As disease management programs have grown in size and scope, the importance of justifying their expense by demonstrating financial savings has become critical.
On a conceptual basis, few managed care executives argue the value of disease management programs. From a practical perspective, however, most have a difficult time correlating dollars and cents to that value. They increasingly ask their leadership teams whether or not a specific program delivers return on investment (ROI). All too often, results are unclear and cannot be quantified adequately.
As disease management programs have grown in size and scope, the importance of justifying their expense by demonstrating financial savings has become critical. It is no longer sufficient to defend a program based on an illustrated ROI. Insurers seek information about which members are being identified and how, what interventions can be applied to them most effectively, and which mechanism leads to genuine behavior change and savings.
These data requirements will only increase in the future, which means that insurers and program architects alike must become smarter about economic optimization of disease management efforts. This will require intensive risk profiling, predictive modeling and stratification on the part of all who are involved in program design and execution.

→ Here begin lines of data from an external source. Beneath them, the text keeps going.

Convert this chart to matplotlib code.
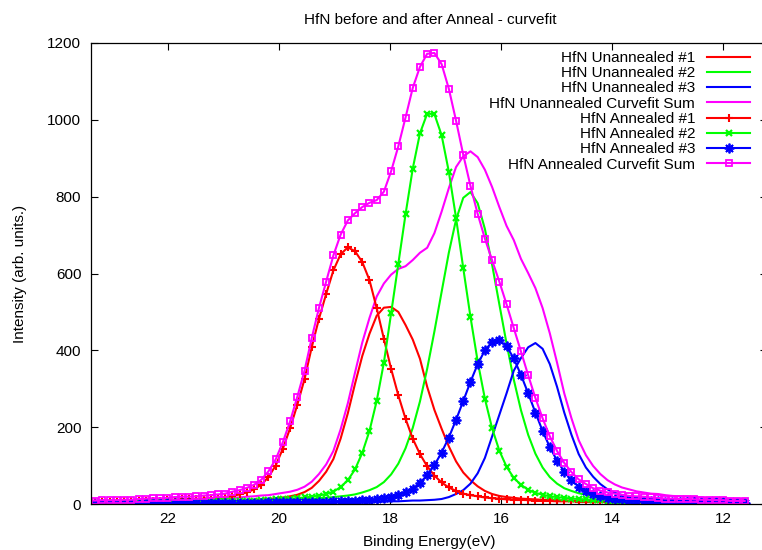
import matplotlib
matplotlib.use("Agg")
import matplotlib.pyplot as plt

plt.rcParams['font.family'] = ['Liberation Sans', 'DejaVu Sans']

# binding energy grid (eV), shared by all curves
energy = [23.44, 23.31, 23.18, 23.05, 22.92, 22.79, 22.66, 22.53, 22.40, 22.27,
          22.14, 22.01, 21.88, 21.75, 21.62, 21.49, 21.36, 21.23, 21.10, 20.97,
          20.84, 20.71, 20.58, 20.45, 20.32, 20.19, 20.06, 19.93, 19.80, 19.67,
          19.54, 19.41, 19.28, 19.15, 19.02, 18.89, 18.76, 18.63, 18.50, 18.37,
          18.24, 18.11, 17.98, 17.85, 17.72, 17.59, 17.46, 17.33, 17.20, 17.07,
          16.94, 16.81, 16.68, 16.55, 16.42, 16.29, 16.16, 16.03, 15.90, 15.77,
          15.64, 15.51, 15.38, 15.25, 15.12, 14.99, 14.86, 14.73, 14.60, 14.47,
          14.34, 14.21, 14.08, 13.95, 13.82, 13.69, 13.56, 13.43, 13.30, 13.17,
          13.04, 12.91, 12.78, 12.65, 12.52, 12.39, 12.26, 12.13, 12.00, 11.87,
          11.74, 11.61]

unann_1 = [3, 3, 3, 3, 3, 4, 4, 4, 4, 4,
           5, 5, 5, 5, 6, 6, 6, 7, 7, 8,
           8, 9, 10, 11, 12, 13, 15, 17, 20, 24,
           31, 42, 60, 84, 117, 170, 236, 313, 385, 443,
           490, 511, 513, 500, 466, 428, 378, 305, 245, 196,
           150, 111, 82, 62, 46, 34, 26, 21, 18, 16,
           14, 13, 12, 11, 10, 10, 9, 9, 8, 8,
           7, 7, 7, 6, 6, 6, 5, 5, 5, 5,
           4, 4, 4, 4, 4, 4, 3, 3, 3, 3,
           3, 3]

unann_2 = [2, 3, 3, 3, 3, 3, 3, 3, 3, 4,
           4, 4, 4, 4, 4, 5, 5, 5, 6, 6,
           6, 7, 7, 7, 8, 8, 9, 10, 11, 11,
           12, 13, 15, 16, 18, 20, 22, 25, 30, 36,
           44, 57, 77, 105, 145, 198, 267, 352, 449, 552,
           654, 740, 797, 812, 783, 716, 623, 520, 418, 324,
           244, 180, 131, 95, 70, 53, 41, 34, 28, 24,
           21, 19, 17, 16, 14, 13, 12, 11, 10, 10,
           9, 8, 8, 7, 7, 6, 6, 6, 5, 5,
           5, 5]

unann_3 = [1, 1, 1, 1, 1, 1, 1, 1, 1, 1,
           1, 1, 1, 1, 1, 2, 2, 2, 2, 2,
           2, 2, 2, 2, 2, 2, 2, 2, 2, 2,
           2, 3, 3, 3, 3, 4, 4, 4, 5, 5,
           6, 6, 7, 7, 8, 9, 9, 10, 11, 13,
           18, 26, 36, 53, 80, 120, 176, 232, 288, 347,
           380, 408, 419, 404, 364, 305, 238, 180, 130, 95,
           71, 52, 38, 29, 23, 19, 16, 14, 12, 11,
           10, 9, 8, 8, 7, 7, 6, 6, 6, 5,
           5, 5]

unann_sum = [6, 7, 7, 7, 7, 8, 8, 8, 8, 9,
             10, 10, 10, 10, 11, 13, 13, 14, 15, 16,
             16, 17, 19, 20, 22, 23, 26, 29, 32, 37,
             45, 58, 78, 103, 138, 194, 262, 342, 420, 484,
             540, 574, 597, 612, 619, 635, 654, 667, 705, 761,
             822, 877, 905, 918, 903, 870, 825, 773, 724, 687,
             638, 601, 562, 510, 444, 368, 288, 223, 166, 127,
             99, 78, 62, 51, 43, 38, 33, 30, 27, 26,
             23, 21, 20, 19, 18, 17, 15, 15, 14, 13,
             13, 13]

ann_1 = [5, 5, 6, 6, 6, 7, 7, 8, 8, 9,
         9, 10, 11, 12, 12, 13, 14, 15, 16, 18,
         21, 25, 30, 38, 50, 70, 100, 144, 197, 258,
         325, 408, 482, 547, 608, 650, 668, 658, 630, 583,
         510, 430, 352, 283, 222, 170, 130, 98, 74, 56,
         43, 34, 27, 23, 20, 17, 15, 14, 12, 11,
         11, 10, 9, 9, 8, 7, 7, 7, 6, 6,
         5, 5, 5, 5, 4, 4, 4, 4, 4, 3,
         3, 3, 3, 3, 3, 3, 3, 2, 2, 2,
         2, 2]

ann_2 = [3, 3, 3, 3, 3, 3, 3, 4, 4, 4,
         4, 4, 5, 5, 5, 5, 6, 6, 7, 7,
         8, 8, 9, 9, 10, 11, 12, 13, 14, 15,
         17, 19, 22, 26, 32, 44, 62, 90, 133, 190,
         268, 368, 496, 625, 754, 873, 965, 1016, 1015, 960,
         865, 745, 614, 487, 371, 274, 197, 139, 97, 68,
         50, 37, 29, 24, 20, 18, 16, 14, 13, 12,
         11, 10, 9, 9, 8, 7, 7, 7, 6, 6,
         5, 5, 5, 5, 4, 4, 4, 4, 4, 3,
         3, 3]

ann_3 = [1, 1, 1, 1, 1, 1, 1, 1, 2, 2,
         2, 2, 2, 2, 2, 2, 2, 2, 2, 2,
         3, 3, 3, 3, 3, 4, 4, 4, 4, 5,
         5, 5, 6, 6, 7, 7, 8, 9, 10, 11,
         13, 15, 18, 23, 30, 40, 55, 75, 101, 134,
         173, 219, 268, 318, 364, 400, 422, 426, 411, 379,
         336, 288, 238, 190, 148, 113, 84, 62, 45, 34,
         25, 20, 16, 13, 12, 10, 9, 8, 7, 7,
         6, 6, 5, 5, 5, 4, 4, 4, 4, 3,
         3, 3]

ann_sum = [9, 9, 10, 10, 10, 11, 11, 13, 14, 15,
           15, 16, 18, 19, 19, 20, 22, 23, 25, 27,
           32, 36, 42, 50, 63, 85, 116, 161, 215, 279,
           347, 432, 510, 579, 647, 701, 738, 757, 773, 784,
           791, 813, 866, 931, 1006, 1083, 1138, 1172, 1174, 1145,
           1081, 998, 909, 828, 755, 691, 634, 579, 520, 458,
           397, 335, 276, 223, 176, 138, 107, 83, 64, 52,
           41, 35, 30, 27, 24, 21, 20, 19, 17, 16,
           14, 14, 13, 13, 12, 11, 11, 10, 10, 8,
           8, 8]

x_ticks = [22, 20, 18, 16, 14, 12]
y_ticks = [0, 200, 400, 600, 800, 1000, 1200]

red = '#ff0000'
green = '#00ff00'
blue = '#0000ff'
magenta = '#ff00ff'

fig = plt.figure(figsize=(7.62, 5.5), dpi=100)
# axes run past the right edge of the picture, like the original
ax = fig.add_axes([91 / 762, 46 / 550, 676.4 / 762, 461 / 550])

lw = 1.5
ax.plot(energy, unann_1, color=red, lw=lw, label='HfN Unannealed #1')
ax.plot(energy, unann_2, color=green, lw=lw, label='HfN Unannealed #2')
ax.plot(energy, unann_3, color=blue, lw=lw, label='HfN Unannealed #3')
ax.plot(energy, unann_sum, color=magenta, lw=lw, label='HfN Unannealed Curvefit Sum')
ax.plot(energy, ann_1, color=red, lw=lw, marker='+', ms=6, mew=1.5,
        label='HfN Annealed #1')
ax.plot(energy, ann_2, color=green, lw=lw, marker='x', ms=5, mew=1.6,
        label='HfN Annealed #2')
ax.plot(energy, ann_3, color=blue, lw=lw, marker=(8, 2, 0), ms=7, mew=1.3,
        label='HfN Annealed #3')
ax.plot(energy, ann_sum, color=magenta, lw=lw, marker='s', ms=5, mew=1.3,
        mfc='none', label='HfN Annealed Curvefit Sum')

ax.set_xlim(23.387, 11.2)
ax.set_ylim(0, 1200)
ax.set_xticks(x_ticks)
ax.set_yticks(y_ticks)
ax.tick_params(direction='in', top=True, right=True, length=4.8, width=0.8,
               labelsize=11, colors='black')
ax.tick_params(axis='x', pad=6)
ax.tick_params(axis='y', pad=7)
for s in ax.spines.values():
    s.set_linewidth(0.9)

ax.set_xlabel('Binding Energy(eV)', fontsize=11, va='center')
ax.xaxis.set_label_coords(0.5, (504 - 542) / 461)
ax.set_ylabel('Intensity (arb. units.)', fontsize=11, va='center')
ax.yaxis.set_label_coords((20 - 91) / 676.4, 0.5)

fig.text(430 / 762, 1 - 20 / 550, 'HfN before and after Anneal - curvefit',
         ha='center', va='center', fontsize=11)

ax.legend(loc='upper right', bbox_to_anchor=(750 / 762, 1 - 51 / 550),
          bbox_transform=fig.transFigure, frameon=False, markerfirst=False,
          fontsize=11, handlelength=2.8, handletextpad=0.8,
          labelspacing=0.08, borderpad=0, borderaxespad=0)

fig.savefig('out.png', dpi=100)
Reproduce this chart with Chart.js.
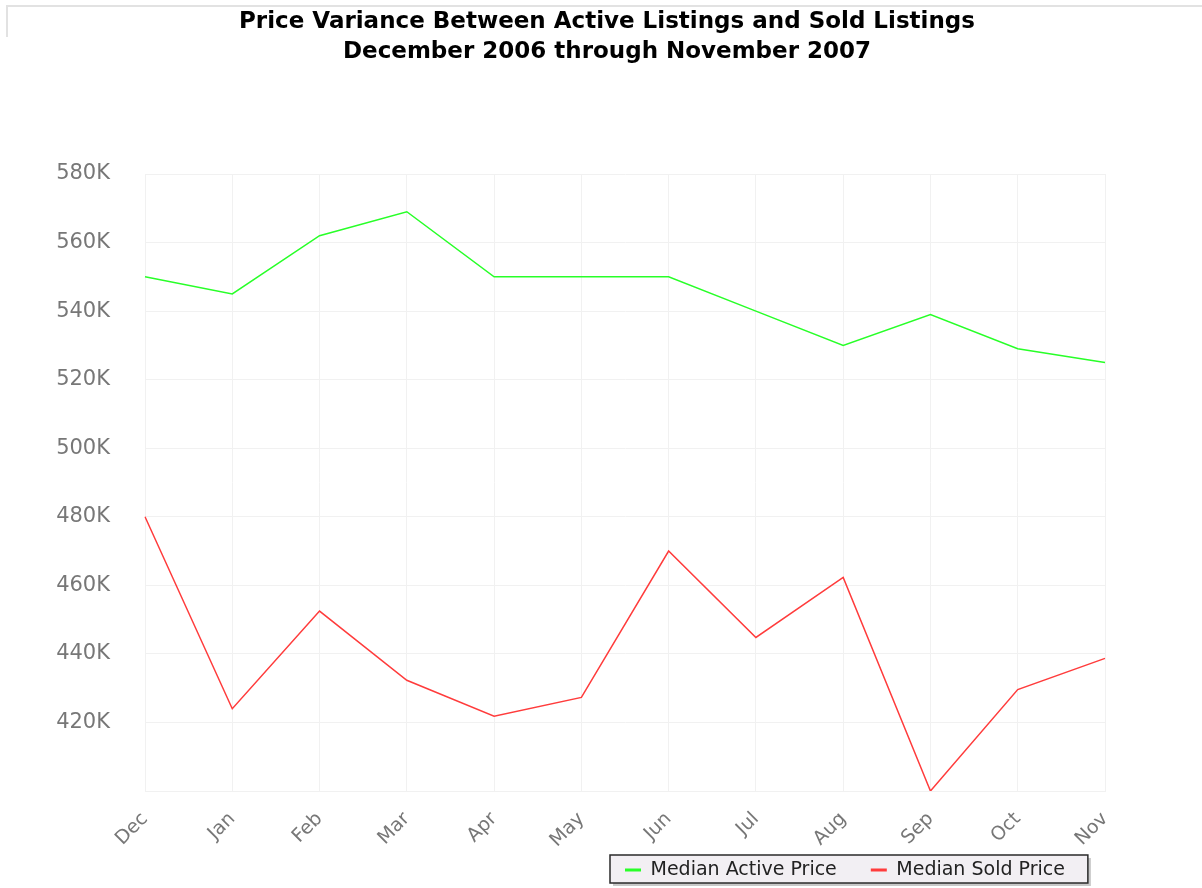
<!DOCTYPE html>
<html lang="en">
<head>
  <meta charset="UTF-8">
  <title>Price Variance Between Active Listings and Sold Listings</title>
  <script src="https://cdn.jsdelivr.net/npm/chart.js"></script>
  <style>
    html, body { margin: 0; padding: 0; background: #fff; }
    #wrap { position: relative; width: 1202px; height: 888px; }
    #frame { position: absolute; left: 6px; top: 5px; width: 1200px; height: 30px; border-top: 2px solid #e2e2e2; border-left: 2px solid #e2e2e2; }
    canvas { position: absolute; left: 0; top: 0; }
  </style>
</head>
<body>
  <div id="wrap">
    <canvas id="chart" width="1202" height="888"></canvas>
    <div id="frame"></div>
  </div>

  <script>
    const months = ['Dec','Jan','Feb','Mar','Apr','May','Jun','Jul','Aug','Sep','Oct','Nov'];
    const activePrice = [550000,545000,562000,569000,550000,550000,550000,540000,530000,539000,529000,525000];
    const soldPrice   = [480000,424000,452500,432300,421800,427300,470000,444800,462300,400000,429600,438700];
    const titleLines = ['Price Variance Between Active Listings and Sold Listings','December 2006 through November 2007'];

    const fontFam = "'DejaVu Sans', Verdana, sans-serif";
    const legPad = 34;

    // move title/legend where the original has them and draw the framed legend box
    const legendBox = {
      id: 'legendBox',
      afterLayout(chart){
        chart.titleBlock.left = 0;
        chart.titleBlock.right = 1214;
        chart.legend.left = 625 - legPad;
        chart.legend.top = 870 - 9.5 - legPad;
      },
      beforeDraw(chart){
        const lg = chart.legend, ctx = chart.ctx;
        const x0 = 610, y0 = 855, h = 28;
        const w = (625 + lg.lineWidths[0] - legPad + 23) - x0;
        ctx.save();
        ctx.fillStyle = '#c8c8c8';
        ctx.fillRect(x0 + 3, y0 + 3, w, h);
        ctx.fillStyle = '#f2eff3';
        ctx.fillRect(x0, y0, w, h);
        ctx.strokeStyle = '#2a2a2a';
        ctx.lineWidth = 1.5;
        ctx.strokeRect(x0, y0, w, h);
        ctx.restore();
      }
    };

    new Chart(document.getElementById('chart'), {
      type: 'line',
      data: {
        labels: months,
        datasets: [
          {label:'Median Active Price', data: activePrice, borderColor:'rgb(40,255,40)', backgroundColor:'rgb(40,255,40)', borderWidth:1.5, pointRadius:0, tension:0, fill:false},
          {label:'Median Sold Price', data: soldPrice, borderColor:'rgb(255,60,60)', backgroundColor:'rgb(255,60,60)', borderWidth:1.5, pointRadius:0, tension:0, fill:false}
        ]
      },
      options: {
        responsive: false,
        animation: false,
        layout: { padding: { left: 0, right: 97, top: 0, bottom: 0 } },
        plugins: {
          title: {
            display: true, text: titleLines, color: '#000',
            font: { family: fontFam, size: 23, weight: 'bold', lineHeight: 30 / 23 },
            padding: { top: 7, bottom: 107 }
          },
          legend: {
            position: 'bottom', align: 'start', maxHeight: 1,
            labels: {
              color: '#222', font: { family: fontFam, size: 19 }, padding: legPad,
              usePointStyle: true, pointStyle: 'line', pointStyleWidth: 16,
              generateLabels: c => Chart.defaults.plugins.legend.labels.generateLabels(c).map(l => ({...l, lineWidth: 3}))
            }
          },
          tooltip: { enabled: false }
        },
        scales: {
          x: {
            grid: { color: '#f1f1f1', drawTicks: false },
            border: { color: '#f1f1f1' },
            afterFit: s => { s.height = 96; },
            ticks: { color: '#777', font: { family: fontFam, size: 19 }, minRotation: 45, maxRotation: 45, padding: 17 }
          },
          y: {
            min: 400000, max: 580000,
            grid: { color: '#f1f1f1', drawTicks: false },
            border: { color: '#f1f1f1' },
            afterFit: s => { s.width = 145; },
            ticks: {
              stepSize: 20000, color: '#777', padding: 35,
              font: { family: fontFam, size: 21 },
              callback: v => v === 400000 ? '' : (v / 1000) + 'K'
            }
          }
        }
      },
      plugins: [legendBox]
    });
  </script>
</body>
</html>
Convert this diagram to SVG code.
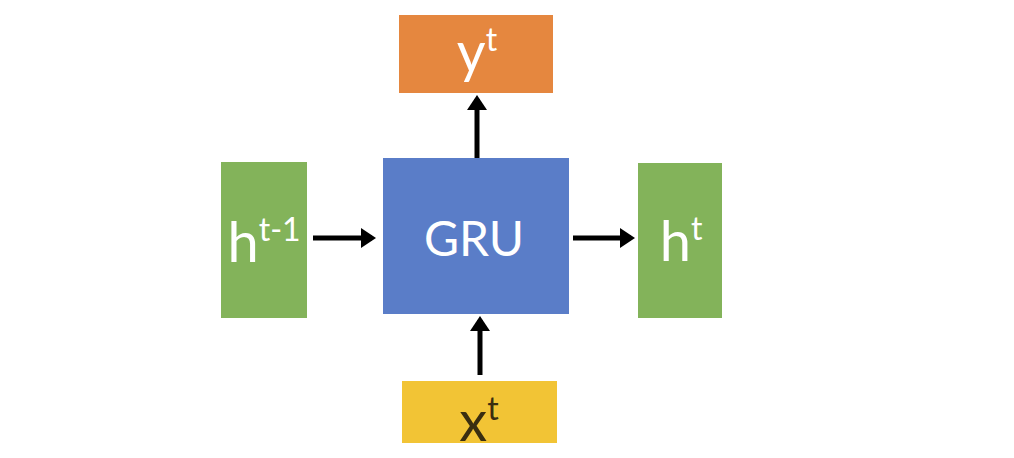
<svg xmlns="http://www.w3.org/2000/svg" width="1014" height="458" viewBox="0 0 1014 458">
<defs>
<style>
.lbl{font-family:Lato,"Open Sans","Liberation Sans",sans-serif;fill:#ffffff;text-anchor:middle}
.big{font-size:56px}
.sup{font-size:32px}
.dark{fill:#3a2e10}
.conn line{stroke:#000;stroke-width:5;marker-end:url(#ah)}
</style>
<marker id="ah" markerWidth="4" markerHeight="4" refX="2.2" refY="2" orient="auto" markerUnits="strokeWidth">
<path d="M0,0 L3,2 L0,4 Z" fill="#000"/>
</marker>
</defs>
<rect width="1014" height="458" fill="#ffffff"/>
<g id="y">
<rect x="399" y="15" width="154" height="78" fill="#E5873F"/>
<text class="lbl" x="477" y="72"><tspan class="big">y</tspan><tspan class="sup" dy="-21">t</tspan></text>
</g>
<g id="gru">
<rect x="383" y="158" width="186" height="156" fill="#5A7DC8"/>
<text class="lbl" x="474" y="256" font-size="48">GRU</text>
</g>
<g id="hprev">
<rect x="221" y="162" width="86" height="156" fill="#83B35A"/>
<text class="lbl" x="264" y="262"><tspan class="big">h</tspan><tspan class="sup" dy="-21">t-1</tspan></text>
</g>
<g id="h">
<rect x="638" y="163" width="84" height="155" fill="#83B35A"/>
<text class="lbl" x="681" y="261"><tspan class="big">h</tspan><tspan class="sup" dy="-21">t</tspan></text>
</g>
<g id="x">
<rect x="402" y="381" width="155" height="62" fill="#F2C435"/>
<text class="lbl dark" x="479" y="441"><tspan class="big">x</tspan><tspan class="sup" dy="-21">t</tspan></text>
</g>
<g class="conn">
<line x1="477" y1="158" x2="477" y2="99"/>
<line x1="313" y1="238" x2="372" y2="238"/>
<line x1="573" y1="238" x2="631" y2="238"/>
<line x1="480" y1="375" x2="480" y2="320"/>
</g>
</svg>
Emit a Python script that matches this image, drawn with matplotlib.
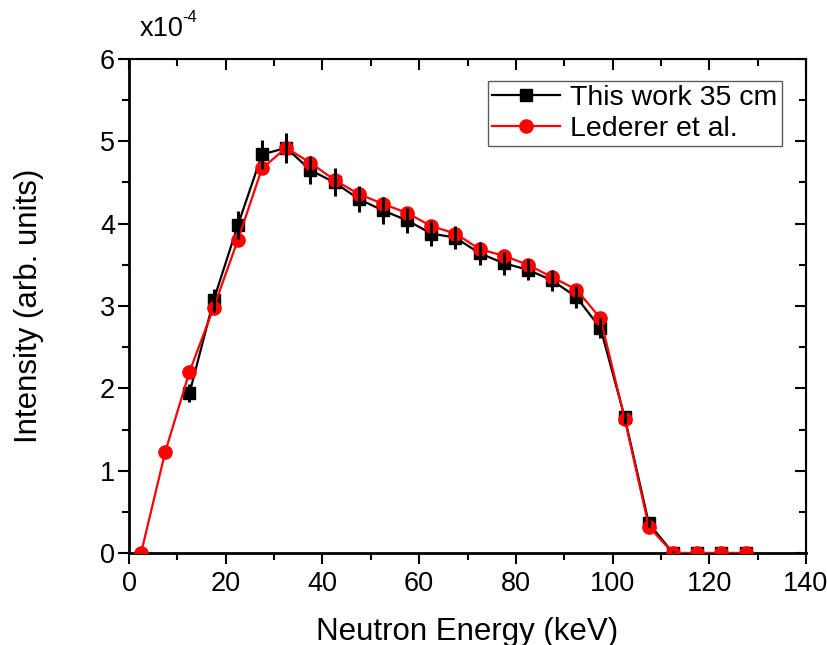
import numpy as np
import matplotlib.pyplot as plt
from matplotlib.ticker import MultipleLocator

plt.rcParams['font.family'] = ['Liberation Sans', 'DejaVu Sans']

# This work 35 cm (intensity in units of 1e-4)
energy_work = [12.5, 17.5, 22.5, 27.5, 32.5, 37.5, 42.5, 47.5, 52.5, 57.5, 62.5,
               67.5, 72.5, 77.5, 82.5, 87.5, 92.5, 97.5, 102.5, 107.5, 112.5,
               117.5, 122.5, 127.5]
intensity_work = [1.94, 3.07, 3.98, 4.84, 4.92, 4.65, 4.50, 4.30, 4.16, 4.04, 3.88,
                  3.83, 3.64, 3.52, 3.44, 3.31, 3.11, 2.73, 1.65, 0.36, 0.0,
                  0.0, 0.0, 0.0]
error_work = [0.11, 0.14, 0.17, 0.18, 0.18, 0.17, 0.17, 0.16, 0.16, 0.15, 0.15,
              0.14, 0.14, 0.14, 0.13, 0.13, 0.13, 0.12, 0.08, 0.04, 0.02,
              0.0, 0.0, 0.0]

# Lederer et al.
energy_led = [2.5, 7.5, 12.5, 17.5, 22.5, 27.5, 32.5, 37.5, 42.5, 47.5, 52.5,
              57.5, 62.5, 67.5, 72.5, 77.5, 82.5, 87.5, 92.5, 97.5, 102.5,
              107.5, 112.5, 117.5, 122.5, 127.5]
intensity_led = [0.0, 1.23, 2.20, 2.98, 3.80, 4.67, 4.92, 4.74, 4.53, 4.36, 4.24,
                 4.13, 3.97, 3.88, 3.69, 3.61, 3.50, 3.35, 3.20, 2.85, 1.63,
                 0.32, 0.0, 0.0, 0.0, 0.0]

fig = plt.figure(figsize=(8.27, 6.45), dpi=100)
ax = fig.add_axes([0.156, 0.1426, 0.8186, 0.766])

ax.plot(energy_work, intensity_work, color='black', lw=1.6, marker='s', ms=8,
        label='This work 35 cm', zorder=2)
ax.plot(energy_led, intensity_led, color='red', lw=1.6, marker='o', ms=9.5,
        label='Lederer et al.', zorder=3)
ax.errorbar(energy_work, intensity_work, yerr=error_work, fmt='none',
            ecolor='black', elinewidth=2.2, capsize=0, zorder=4)

ax.set_xlim(0, 140)
ax.set_ylim(0, 6)
ax.xaxis.set_major_locator(MultipleLocator(20))
ax.xaxis.set_minor_locator(MultipleLocator(10))
ax.yaxis.set_major_locator(MultipleLocator(1))
ax.yaxis.set_minor_locator(MultipleLocator(0.5))

ax.tick_params(which='both', direction='out', labelsize=19.5, width=1.5)
ax.tick_params(which='major', length=8)
ax.tick_params(which='minor', length=5)
ax.tick_params(axis='x', pad=5)
ax.tick_params(axis='y', pad=2)

# inward ticks on top and right
axt = ax.secondary_xaxis('top')
axt.xaxis.set_major_locator(MultipleLocator(20))
axt.xaxis.set_minor_locator(MultipleLocator(10))
axt.tick_params(which='both', direction='in', labeltop=False, width=1.5)
axt.tick_params(which='major', length=8)
axt.tick_params(which='minor', length=5)
axr = ax.secondary_yaxis('right')
axr.yaxis.set_major_locator(MultipleLocator(1))
axr.yaxis.set_minor_locator(MultipleLocator(0.5))
axr.tick_params(which='both', direction='in', labelright=False, width=1.5)
axr.tick_params(which='major', length=8)
axr.tick_params(which='minor', length=5)

for s in ax.spines.values():
    s.set_linewidth(1.5)
ax.spines['left'].set_linewidth(2)
ax.spines['bottom'].set_linewidth(2)

ax.set_xlabel('Neutron Energy (keV)', fontsize=22.5, labelpad=14)
ax.set_ylabel('Intensity (arb. units)', fontsize=22.5, labelpad=40)

# axis multiplier, written as in the original ("x10" with raised "-4")
fig.text(140 / 827, 1 - 36 / 645, 'x10', fontsize=19.5, ha='left', va='baseline')
fig.text(182 / 827, 1 - 22 / 645, '-4', fontsize=12, ha='left', va='baseline')

leg = ax.legend(loc='upper right', bbox_to_anchor=(0.9645, 0.955),
                borderaxespad=0, fontsize=20.5, frameon=True, fancybox=False,
                edgecolor='#333333', handlelength=2.4, handletextpad=0.35,
                borderpad=0.15, labelspacing=0.15)
leg.get_frame().set_linewidth(1.0)

fig.savefig('out.png', dpi=100)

Consider the insurer that administers a typical high-cost, high-risk disease management program. Members are deemed to be high risk because their care is high cost and because they meet certain clinical triggers. Managing these members at the disease stage during which the insurer intervenes is largely palliative, because the major harm has been done long before. In addition, insurer identification methods typically result in a relatively large number of members being referred for management by costly clinical resources.
A more efficient program would use risk profiling, prediction and economic modeling to identify high-risk members earlier, prompting intervention with those whose behavior can be changed. Including a preventive/wellness component would also contribute towards earlier identification and encourage self-management. The issue, then, is how to incorporate risk profiling and predictive modeling in designing a successful program.
One crucial facet of any model is opportunity assessment. A population being stratified on any dimension can be rank-ordered. A graphic depiction of this approach will produce a downward sloping line, from the northwest quadrant to the southeast, illustrating a high frequency of the given event for a small percentage of the population and a progressively diminishing frequency as a larger percentage of lower-risk individuals is included.
Whatever the event that is being predicted, each member of the population will have an expected event frequency. If the event is hospitalizations, for example, members would be ranked in order of the likelihood that they would experience a hospitalization, according to the specific predictive model used. Managed healthcare executives may test any model by applying it to historic data, and evaluating the actual vs. expected identification of members identified as high or low risk.
Information about the predicted rank-ordering of the population may be combined with information about the efficiency and effectiveness of the intervention program. For example, an intervention that aims to close the gaps in care or enhance compliance in a diabetic population may be measured on many different variables – including effectiveness of outreach and enrollment, numbers of indentified gaps closed, and percentage of the population that becomes compliant. The result of the intervention will be a reduction in the event frequency along the curve. This may be equal at all points (resulting in a shift in the curve downward), or more effective at either the high-risk end or the low-risk end (resulting in a rotation of the curve). If the program is expected to produce limited initial results in terms of risk-reduction, the analysis should be applied to future years, when the effect of risk-reduction becomes apparent.